Tightrope is the latest in a growing body of journalistic work examining what George Packer in 2013 called The Unwinding in his book of that name: The seismic economic shifts that have left the working class in tatters, trying to find a way in an economic world very different from the one their parents grew up in.

Yamhill County native Nicholas D. Kristof and his wife, Sheryl WuDunn, are authors of “Tightrope: Americans Reaching for Hope,” which chronicles the epidemic of loneliness that has overtaken the American working class. Photo by: Michael Lionstar, courtesy Penguin Random House

What distinguishes Tightrope, however, is its deeply personal nature. Kristof is writing — with great respect and obvious affection — for many of his former classmates. He estimates that about one-fourth of those kids he grew up with died in adulthood from drugs and alcohol, suicide or reckless accidents — “deaths of despair,” as they have come to be called. One official quoted in the book talks about the epidemic of loneliness, a social phenomenon that’s hardly surprising in a society coming apart at the seams.

A few weeks ago, piles of Tightrope appeared at Third Street Books in downtown McMinnville and also at the McMinnville Public Library, in anticipation of the latest MacReads, a community-wide book discussion series that traditionally culminates with an appearance by the author.

Kristof and WuDunn will appear at 6 p.m. Friday, Feb. 7, in the McMinnville Community Center. Additional discussions will be held at 5:30 p.m. Feb. 19 in Linfield College’s Nicholson Library and at 7 p.m. Feb. 20 in McMinnville Public Library’s Carnegie Room. All those events are free. In addition, the couple will appear at 7:30 p.m. Thursday, Feb. 6, in Portland’s Newmark Theatre in a ticketed event.

I caught up with Kristof by email, and he was gracious enough to respond to a few questions. Our exchange appears below:

Not that it’s important to fit Tightrope into a neatly defined genre, but given that you’ve known some of these folks for most of your life, it occurs to me that it has elements of memoir or autobiography.

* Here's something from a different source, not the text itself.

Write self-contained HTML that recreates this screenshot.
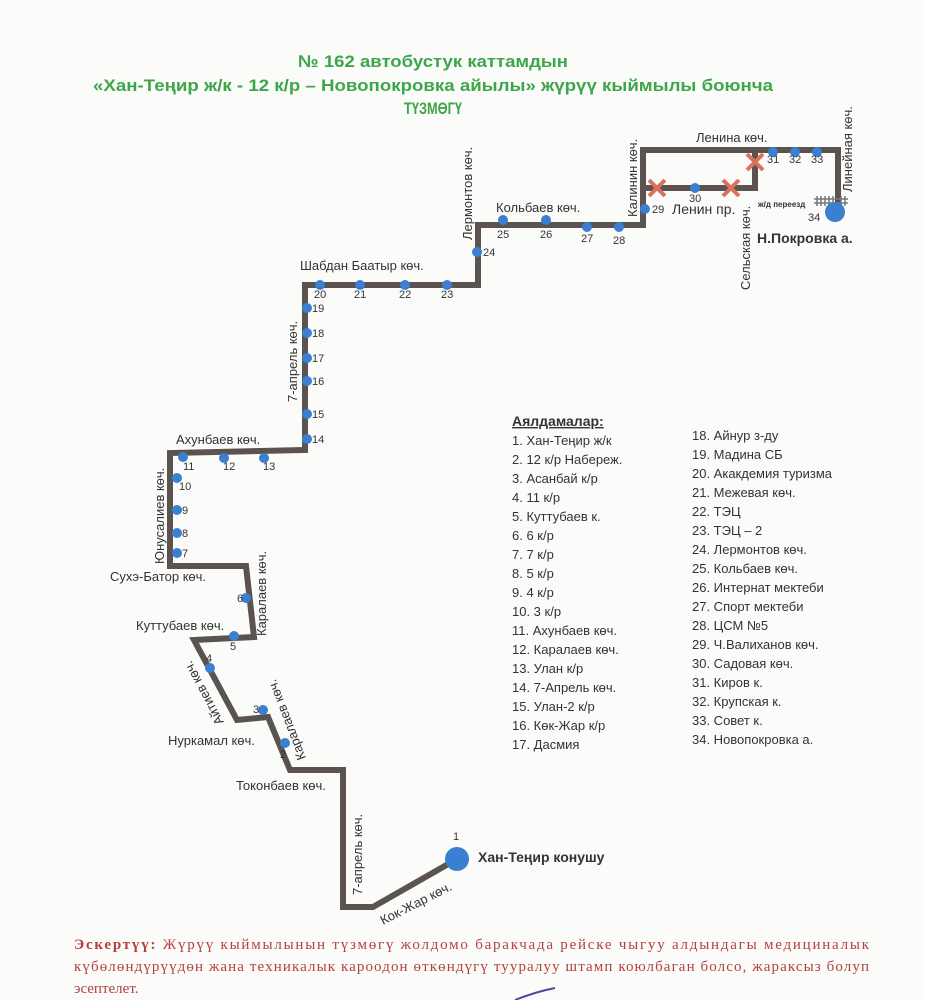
<!DOCTYPE html>
<html><head><meta charset="utf-8"><style>
html,body{margin:0;padding:0;background:#fbfbfa;}
svg{display:block;font-family:"Liberation Sans",sans-serif;}
</style></head><body>
<svg width="925" height="1000" viewBox="0 0 925 1000" xmlns="http://www.w3.org/2000/svg">
<rect width="925" height="1000" fill="#fbfbfa"/>
<g fill="#3ea64a" font-weight="bold" font-size="17" text-anchor="middle">
<text x="433" y="67" textLength="270" lengthAdjust="spacingAndGlyphs">№ 162  автобустук каттамдын</text>
<text x="433" y="91" textLength="680" lengthAdjust="spacingAndGlyphs">«Хан-Теңир ж/к - 12 к/р – Новопокровка айылы» жүрүү кыймылы боюнча</text>
<text x="433" y="114" textLength="58" lengthAdjust="spacingAndGlyphs">ТҮЗМӨГҮ</text>
</g>
<g fill="none" stroke="#5a5350" stroke-width="6" stroke-linejoin="miter">
<polyline points="457,859 373,907 343,907 343,770 290,770 268,717 237,720 194,640 254,637 246,566 170,566 170,453 305,450 305,285 478,285 478,225 643,225 643,150 838,150 838,210"/>
<polyline points="643,188 755,188 755,150"/>
</g>
<g stroke="#d9735f" stroke-width="4">
<path d="M649,180 l16,16 M665,180 l-16,16 M723,180 l16,16 M739,180 l-16,16 M747,154 l16,16 M763,154 l-16,16"/>
</g>
<g stroke="#777" stroke-width="1.5">
<path d="M814,199 h34 M814,203 h34 M817,196 v10 M821,196 v10 M825,196 v10 M829,196 v10 M833,196 v10 M841,196 v10 M845,196 v10"/>
</g>
<g fill="#3b7fd0">
<circle cx="457" cy="859" r="12"/>
<circle cx="835" cy="212" r="10"/>
<circle cx="285" cy="743" r="5"/><circle cx="263" cy="710" r="5"/><circle cx="210" cy="668" r="5"/>
<circle cx="234" cy="636" r="5"/><circle cx="246" cy="598" r="5"/>
<circle cx="177" cy="553" r="5"/><circle cx="177" cy="533" r="5"/><circle cx="177" cy="510" r="5"/><circle cx="177" cy="478" r="5"/>
<circle cx="183" cy="457" r="5"/><circle cx="224" cy="458" r="5"/><circle cx="264" cy="458" r="5"/>
<circle cx="307" cy="439" r="5"/><circle cx="307" cy="414" r="5"/><circle cx="307" cy="381" r="5"/><circle cx="307" cy="358" r="5"/><circle cx="307" cy="333" r="5"/><circle cx="307" cy="308" r="5"/>
<circle cx="320" cy="285" r="5"/><circle cx="360" cy="285" r="5"/><circle cx="405" cy="285" r="5"/><circle cx="447" cy="285" r="5"/>
<circle cx="477" cy="252" r="5"/><circle cx="503" cy="220" r="5"/><circle cx="546" cy="220" r="5"/><circle cx="587" cy="227" r="5"/><circle cx="619" cy="227" r="5"/>
<circle cx="645" cy="209" r="5"/><circle cx="695" cy="188" r="5"/>
<circle cx="773" cy="152" r="5"/><circle cx="795" cy="152" r="5"/><circle cx="817" cy="152" r="5"/>
</g>
<g fill="#333" font-size="11">
<text x="453" y="840">1</text><text x="280" y="758">2</text><text x="253" y="713">3</text><text x="206" y="662">4</text>
<text x="230" y="650">5</text><text x="237" y="602">6</text>
<text x="182" y="557">7</text><text x="182" y="537">8</text><text x="182" y="514">9</text><text x="179" y="490">10</text>
<text x="183" y="470">11</text><text x="223" y="470">12</text><text x="263" y="470">13</text>
<text x="312" y="443">14</text><text x="312" y="418">15</text><text x="312" y="385">16</text><text x="312" y="362">17</text><text x="312" y="337">18</text><text x="312" y="312">19</text>
<text x="314" y="298">20</text><text x="354" y="298">21</text><text x="399" y="298">22</text><text x="441" y="298">23</text>
<text x="483" y="256">24</text><text x="497" y="238">25</text><text x="540" y="238">26</text><text x="581" y="242">27</text><text x="613" y="244">28</text>
<text x="652" y="213">29</text><text x="689" y="202">30</text><text x="767" y="163">31</text><text x="789" y="163">32</text><text x="811" y="163">33</text><text x="808" y="221">34</text>
</g>
<g fill="#333" font-size="13">
<text x="478" y="862" font-weight="bold" font-size="14">Хан-Теңир конушу</text>
<text x="236" y="790">Токонбаев көч.</text>
<text x="168" y="745">Нуркамал көч.</text>
<text x="136" y="630">Куттубаев көч.</text>
<text x="110" y="581">Сухэ-Батор көч.</text>
<text x="176" y="444">Ахунбаев көч.</text>
<text x="300" y="270">Шабдан Баатыр көч.</text>
<text x="496" y="212">Кольбаев көч.</text>
<text x="672" y="214" font-size="14">Ленин пр.</text>
<text x="696" y="142">Ленина көч.</text>
<text x="757" y="243" font-weight="bold" font-size="14">Н.Покровка а.</text>
<text x="758" y="207" font-size="8" font-weight="bold">ж/д переезд</text>
<text transform="translate(362,895) rotate(-90)">7-апрель көч.</text>
<text transform="translate(383,925) rotate(-27)">Кок-Жар көч.</text>
<text transform="translate(297,402) rotate(-90)">7-апрель көч.</text>
<text transform="translate(164,564) rotate(-90)">Юнусалиев көч.</text>
<text transform="translate(266,636) rotate(-90)">Каралаев көч.</text>
<text transform="translate(224,722) rotate(-118)">Айтиев көч.</text>
<text transform="translate(306,758) rotate(-111)">Каралаев көч.</text>
<text transform="translate(472,240) rotate(-90)">Лермонтов көч.</text>
<text transform="translate(637,217) rotate(-90)">Калинин көч.</text>
<text transform="translate(750,290) rotate(-90)">Сельская көч.</text>
<text transform="translate(852,192) rotate(-90)">Линейная көч.</text>
</g>
<g fill="#333" font-size="13">
<text x="512" y="426" font-weight="bold" text-decoration="underline" font-size="14">Аялдамалар:</text>
<text x="512" y="445">1. Хан-Теңир ж/к</text>
<text x="512" y="464">2. 12 к/р Набереж.</text>
<text x="512" y="483">3. Асанбай к/р</text>
<text x="512" y="502">4. 11 к/р</text>
<text x="512" y="521">5. Куттубаев к.</text>
<text x="512" y="540">6. 6 к/р</text>
<text x="512" y="559">7. 7 к/р</text>
<text x="512" y="578">8. 5 к/р</text>
<text x="512" y="597">9. 4 к/р</text>
<text x="512" y="616">10. 3 к/р</text>
<text x="512" y="635">11. Ахунбаев көч.</text>
<text x="512" y="654">12. Каралаев көч.</text>
<text x="512" y="673">13. Улан к/р</text>
<text x="512" y="692">14. 7-Апрель көч.</text>
<text x="512" y="711">15. Улан-2 к/р</text>
<text x="512" y="730">16. Көк-Жар к/р</text>
<text x="512" y="749">17. Дасмия</text>
<text x="692" y="440">18. Айнур з-ду</text>
<text x="692" y="459">19. Мадина СБ</text>
<text x="692" y="478">20. Акакдемия туризма</text>
<text x="692" y="497">21. Межевая көч.</text>
<text x="692" y="516">22. ТЭЦ</text>
<text x="692" y="535">23. ТЭЦ – 2</text>
<text x="692" y="554">24. Лермонтов көч.</text>
<text x="692" y="573">25. Кольбаев көч.</text>
<text x="692" y="592">26. Интернат мектеби</text>
<text x="692" y="611">27. Спорт мектеби</text>
<text x="692" y="630">28. ЦСМ №5</text>
<text x="692" y="649">29. Ч.Валиханов көч.</text>
<text x="692" y="668">30. Садовая көч.</text>
<text x="692" y="687">31. Киров к.</text>
<text x="692" y="706">32. Крупская к.</text>
<text x="692" y="725">33. Совет к.</text>
<text x="692" y="744">34. Новопокровка а.</text>
</g>
<g fill="#b5403f" font-family="Liberation Serif, serif" font-size="15">
<text x="74" y="949" textLength="795" lengthAdjust="spacing"><tspan font-weight="bold">Эскертүү:</tspan> Жүрүү кыймылынын түзмөгү жолдомо баракчада рейске чыгуу алдындагы медициналык</text>
<text x="74" y="971" textLength="795" lengthAdjust="spacing">күбөлөндүрүүдөн жана техникалык кароодон өткөндүгү тууралуу штамп коюлбаган болсо, жараксыз болуп</text>
<text x="74" y="993">эсептелет.</text>
</g>
<path d="M515,1000 q20,-8 40,-12" stroke="#4a4aa0" stroke-width="2" fill="none"/>
</svg>
</body></html>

Maybe that’s a stretch, but beyond the straightforward work of reporting, did you ever think of it in those terms?

Yes, we did. Tara Westover, author of Educated, is a friend, and I hugely admire not only her journey but also her book. I also knew that a personal story would be more accessible than an analysis from 30,000 feet about Americans left behind. But Sheryl and I were also clear that we didn’t just want to write a memoir, and we wanted the focus to be on the issues and solutions, and not on my journey. One of my frustrations with Hillbilly Elegy was that it didn’t offer enough in the way of solutions.